At Living School, we embrace healthy conflict as part of being in right relationship with our community and our Legends know that making mistakes is an important part of life–as is repairing any harm that we cause.

Preserving equity in access and enrollment 

We are also proud of the ways in which our district has moved toward equity in access to schools themselves. In most districts, if the school that best meets a family’s needs is not in their neighborhood, their children are unable to attend it. A family might be drawn to a school with a unique program–like a garden class, language immersion, a great athletics department, or a STEM innovation lab–but if that school is across town, their child can’t go. In New Orleans, students can apply to and have the chance to enroll in schools across the city, no matter where they live. Act 91 preserves this access.  

Each year, students fill out the New Orleans Common Application Process (NCAP). They list their top choices of schools, and then, a lottery determines their placement–not who they know, how much money their parents make, or where they live. Because families expressed that it was important to them, the lottery does more heavily “weigh” students being placed in the same school as their siblings and PK-8 students being placed in a school close to home if they so choose. In the 2022-23 school year, 90% of kindergarten and 9th grade students who applied to schools in the NCAP’s “main round” got a spot for that child in one of their top three schools. 

“We’ve used our autonomy as a charter school to innovate and provide New Orleans families with more diverse school options,” says Melanie Askew, founder of Elan Academy. “Our school provides a unique classical curriculum that focuses on grammar, logic, and rhetoric and attracts families from all over the city. Our enrollment system allows those families who really want what Elan has to provide to enroll in our school–whether they live in our neighborhood or across the river.”

Driving continuous improvement 

We are hopeful about these markers of progress. We trust the ways the district holds schools accountable for their progress, too. NOLA-PS closely monitors the academic success, fiscal management, and state of facilities in every school. They are empowered to help, support, and intervene as schools need. OPSB and NOLA-PS have the authority to make new policies and shifts that continue to help schools improve and structure our district to better serve children. Within the structure that Act 91 has set out, our district is able to change to meet our community’s evolving needs. It’s also held to structures and policies that ensure those changes don’t impinge on equity for students or accountability and autonomy for schools. 

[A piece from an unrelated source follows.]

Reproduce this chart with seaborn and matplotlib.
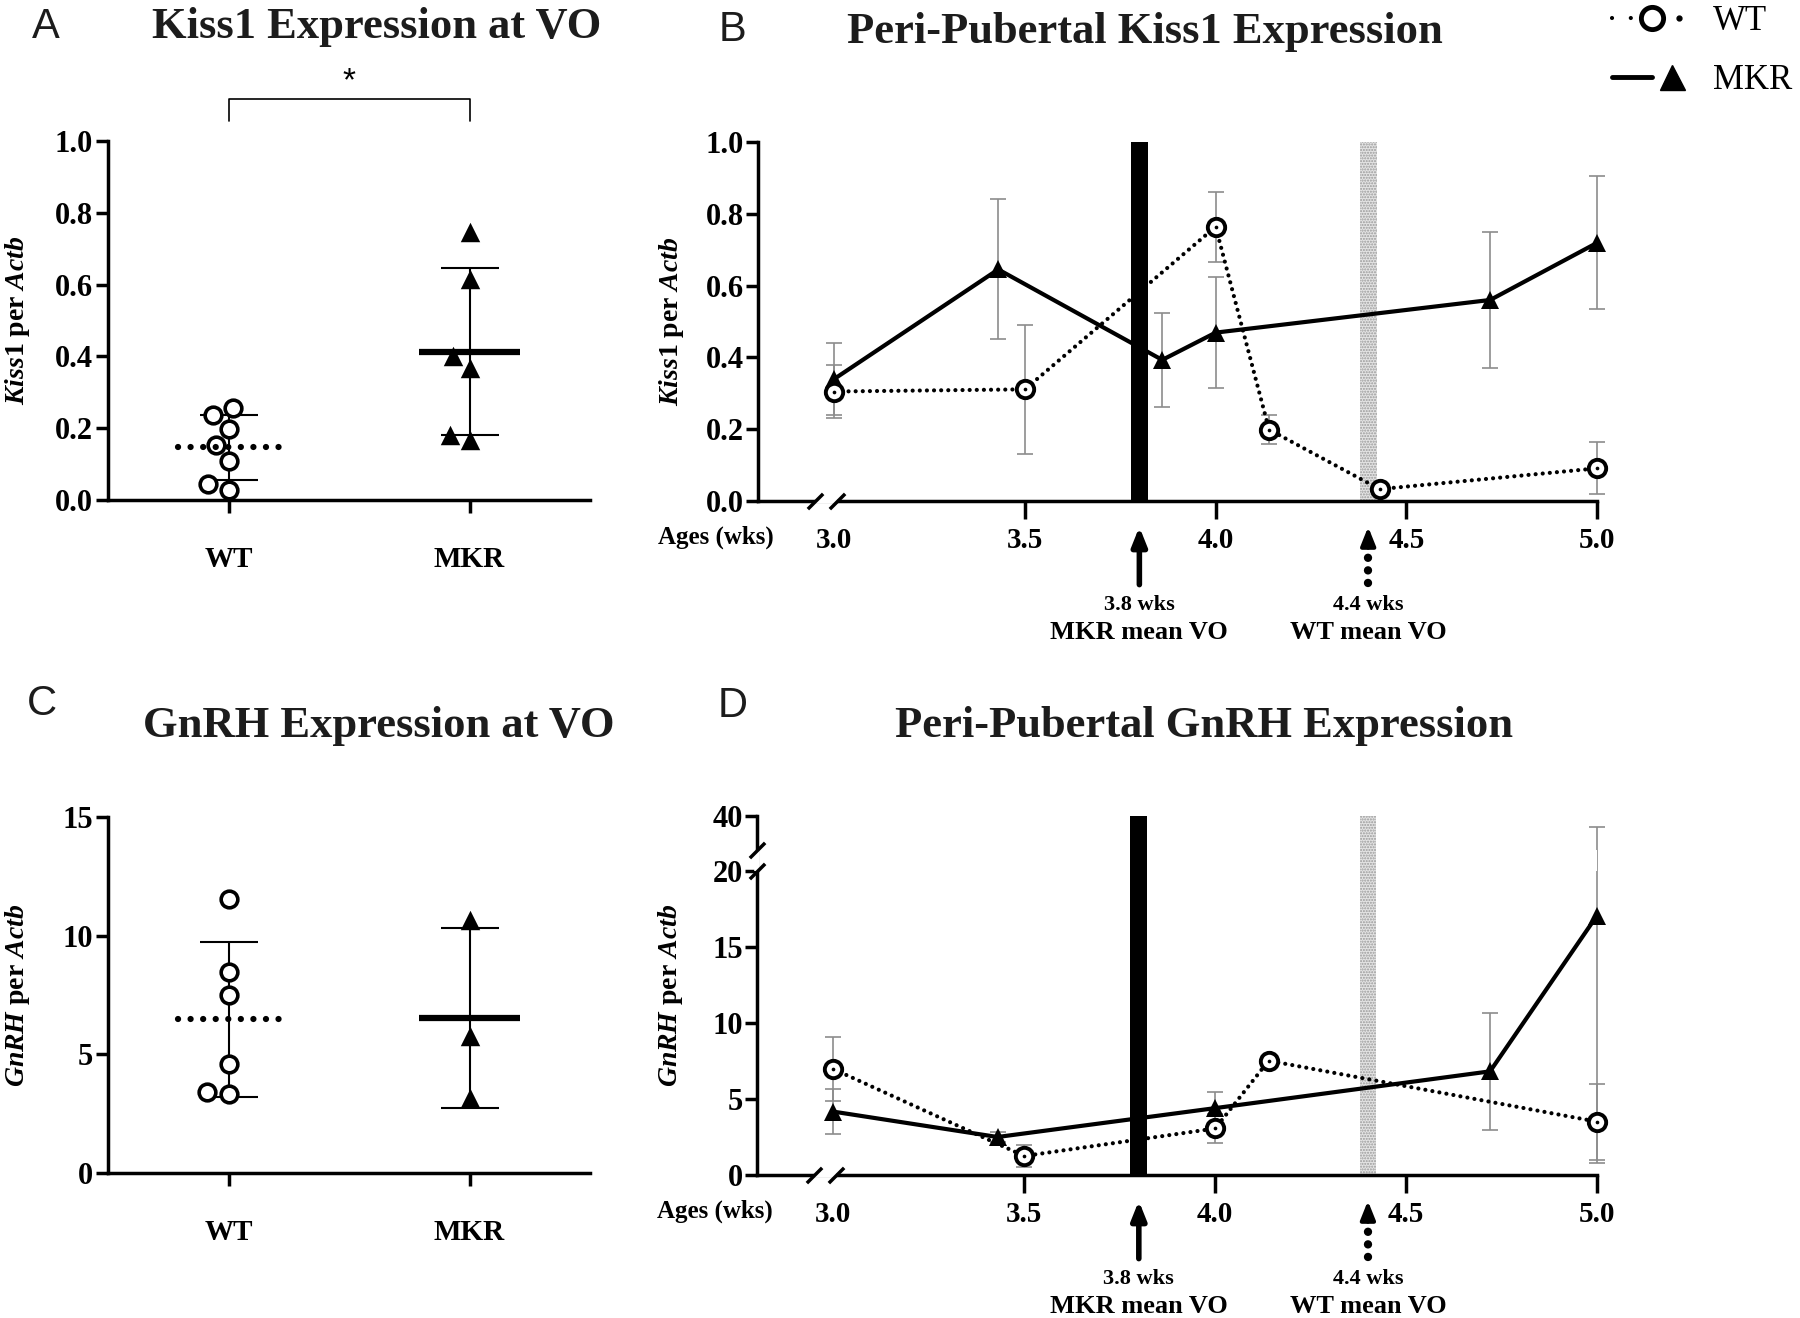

There are so many people in New Orleans who care deeply about our city’s children. We can, and must, harness this energy to work together. The structure of our district, as set by Act 91, does not prevent us from moving forward here. In fact, it provides the structure that encourages the innovation and progress needed to deliver on the promise of a great school for every child. When it comes to issues like expulsion, enrollment, and funding formulas, we’ve made real progress toward more equitable schools and Act 91 secures those advances. There’s still so far to go, and it’s within our reach. We can ensure that every child feels a sense of deep belonging and has the resources and support they need to thrive, in and out of school. We must ensure we have a great teacher in every classroom, and those teachers have what they need as well. We must prioritize the well-being of students and educators alike. At NSNO, we look forward to listening, learning, and working together with our community to build an even stronger, more equitable school system. The children of this city deserve it.